◆ WHAT TO WORK ON: Retype the lines beneath this one, from the first through the line containing "fig = plt.figure(figsize=(10.24, 5.76), dpi=100)". Pictures are left out.

◆ COLLECTED MATERIAL:
-=-=-

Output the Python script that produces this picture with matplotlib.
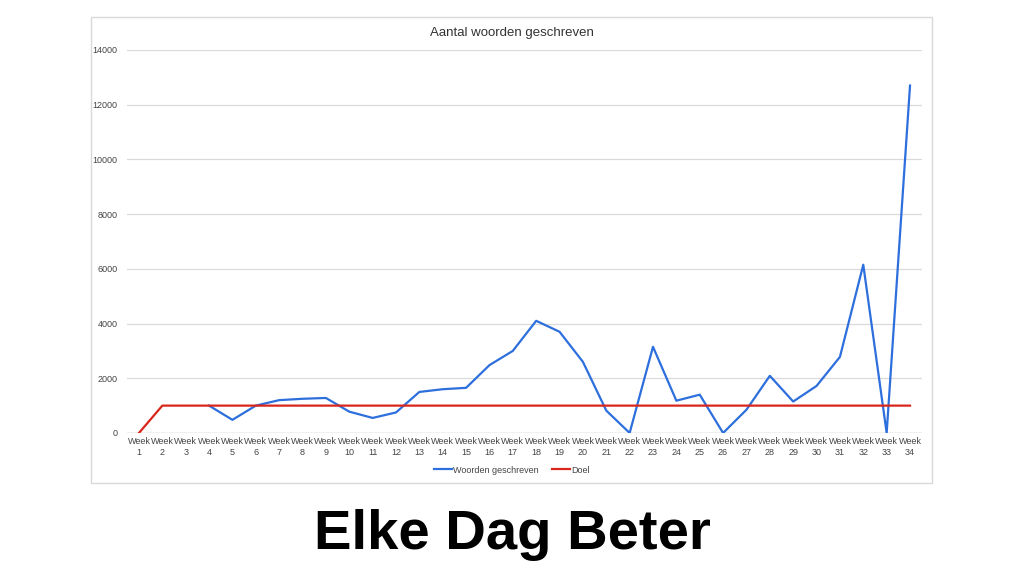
import numpy as np
import matplotlib
matplotlib.use('Agg')
import matplotlib.pyplot as plt
from matplotlib.patches import Rectangle

plt.rcParams['font.family'] = ['Liberation Sans', 'DejaVu Sans']

weeks = ['Week\n%d' % i for i in range(1, 35)]
woorden = [np.nan, np.nan, np.nan, 1000, 480, 1000, 1200, 1250, 1280, 780,
           550, 750, 1500, 1600, 1650, 2480, 3000, 4100, 3700, 2600,
           820, 0, 3150, 1180, 1400, 0, 850, 2090, 1150, 1720,
           2780, 6150, 0, 12700]
doel = [0] + [1000] * 33

fig = plt.figure(figsize=(10.24, 5.76), dpi=100)

# light frame round the chart
fig.patches.append(Rectangle((0.0889, 0.1615), 0.8213, 0.809, transform=fig.transFigure,
                             fill=False, edgecolor='#d9d9d9', linewidth=1.0))

ax = fig.add_axes([0.1243, 0.2483, 0.7758, 0.6649])
x = np.arange(1, 35)
ax.plot(x, woorden, color='#2d6fdc', linewidth=1.6, label='Woorden geschreven', zorder=3)
ax.plot(x, doel, color='#d9261c', linewidth=1.6, label='Doel', zorder=4)

ax.set_xlim(0.5, 34.5)
ax.set_ylim(0, 14000)
ax.set_yticks(range(0, 14001, 2000))
ax.set_xticks(x)
ax.set_xticklabels(weeks, fontsize=6.5, color='#444444', linespacing=1.3)
ax.tick_params(axis='y', labelsize=6.5, colors='#444444', length=0, pad=7)
ax.tick_params(axis='x', length=0, pad=3)
ax.grid(axis='y', color='#dadada', linewidth=0.9)
ax.set_axisbelow(True)
for s in ax.spines.values():
    s.set_visible(False)
ax.axhline(0, color='#cccccc', linewidth=1.0, zorder=1)

fig.text(0.5, 0.943, 'Aantal woorden geschreven', ha='center', va='center',
         fontsize=9.5, color='#333333')

fig.legend(loc='center', bbox_to_anchor=(0.5, 0.184), ncol=2, frameon=False,
           fontsize=6.5, handlelength=2.0, handletextpad=0.1, columnspacing=1.5,
           labelcolor='#444444')

fig.text(0.5, 0.072, 'Elke Dag Beter', ha='center', va='center',
         fontsize=40.5, fontweight='bold', color='black')

fig.savefig('out.png', dpi=100, facecolor='white')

-=-=-

◆ OUTPUT:
Output the Python script that produces this picture with matplotlib.
import numpy as np
import matplotlib
matplotlib.use('Agg')
import matplotlib.pyplot as plt
from matplotlib.patches import Rectangle

plt.rcParams['font.family'] = ['Liberation Sans', 'DejaVu Sans']

weeks = ['Week\n%d' % i for i in range(1, 35)]
woorden = [np.nan, np.nan, np.nan, 1000, 480, 1000, 1200, 1250, 1280, 780,
           550, 750, 1500, 1600, 1650, 2480, 3000, 4100, 3700, 2600,
           820, 0, 3150, 1180, 1400, 0, 850, 2090, 1150, 1720,
           2780, 6150, 0, 12700]
doel = [0] + [1000] * 33

fig = plt.figure(figsize=(10.24, 5.76), dpi=100)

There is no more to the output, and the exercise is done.